Sam's Chance and How He Improved It

1876

Sam isn't too much of a goody-two-shoes, like some Horatio Alger heroes. He even tries to rob his roommate. Then he moves to Boston for a new start and decides to try to become respectable. He walks up Tremont street stopping in all the stores looking for work. Sam stumbles into a great job in the usual Alger way and becomes quite successful. Excerpt from Sam's Chance: And How He Improved It Sam's Chance is a sequel to the "Young Outlaw," and is designed to illustrate the gradual steps by which that young man was induced to give up his bad habits, and deserve that prosperity which he finally attains. The writer confesses to have experienced some embarrassment in writing this story.
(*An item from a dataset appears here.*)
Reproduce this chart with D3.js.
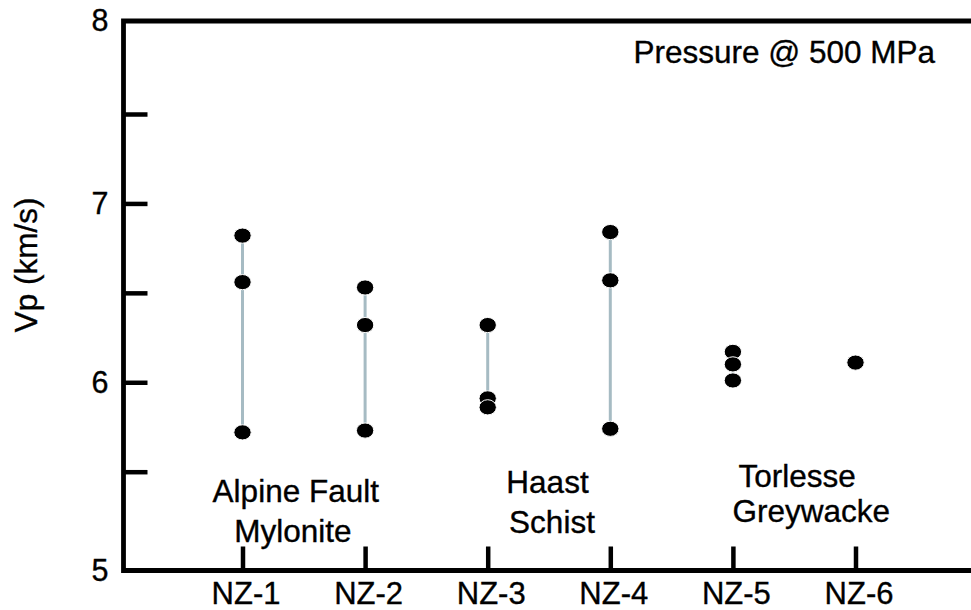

The story writer always has at command expedients by which the frowns of fortune may be turned into sunshine, and this without violating probability, or, at any rate, possibility; for the careers of many of our most eminent and successful men attest that truth is oftentimes stranger than fiction. But to cure a boy of radical faults is almost as difficult in fiction as in real life.

Author

Horatio Alger Jr.
Horatio Alger Jr.
Author · 28 books

Horatio Alger, Jr. (January 13, 1832 – July 18, 1899) was a prolific 19th-century American author, most famous for his novels following the adventures of bootblacks, newsboys, peddlers, buskers, and other impoverished children in their rise from humble backgrounds to lives of respectable middle-class security and comfort. His novels about boys who succeed under the tutelage of older mentors were hugely popular in their day. Born in Chelsea, Massachusetts, the son of a Unitarian minister, Alger entered Harvard University at the age of sixteen. Following graduation, he briefly worked in education before touring Europe for almost a year. He then entered the Harvard Divinity School, and, in 1864, took a position at a Unitarian church in Brewster, Massachusetts. Two years later, he resigned following allegations he had sexual relations with two teenage boys.[1] He retired from the ministry and moved to New York City where he formed an association with the Newsboys Lodging House and other agencies offering aid to impoverished children. His sympathy for the working boys of the city, coupled with the moral values learned at home, were the basis of his many juvenile rags to riches novels illustrating how down-and-out boys might be able to achieve the American Dream of wealth and success through hard work, courage, determination, and concern for others. This widely held view involves Alger's characters achieving extreme wealth and the subsequent remediation of their "old ghosts." Alger is noted as a significant figure in the history of American cultural and social ideals. He died in 1899. The first full-length Alger biography was commissioned in 1927 and published in 1928, and along with many others that borrowed from it later proved to be heavily fictionalized parodies perpetuating hoaxes and made up anecdotes that "would resemble the tell-all scandal biographies of the time."[2] Other biographies followed, sometimes citing the 1928 hoax as fact. In the last decades of the twentieth century a few more reliable biographies were published that attempt to correct the errors and fictionalizations of the past.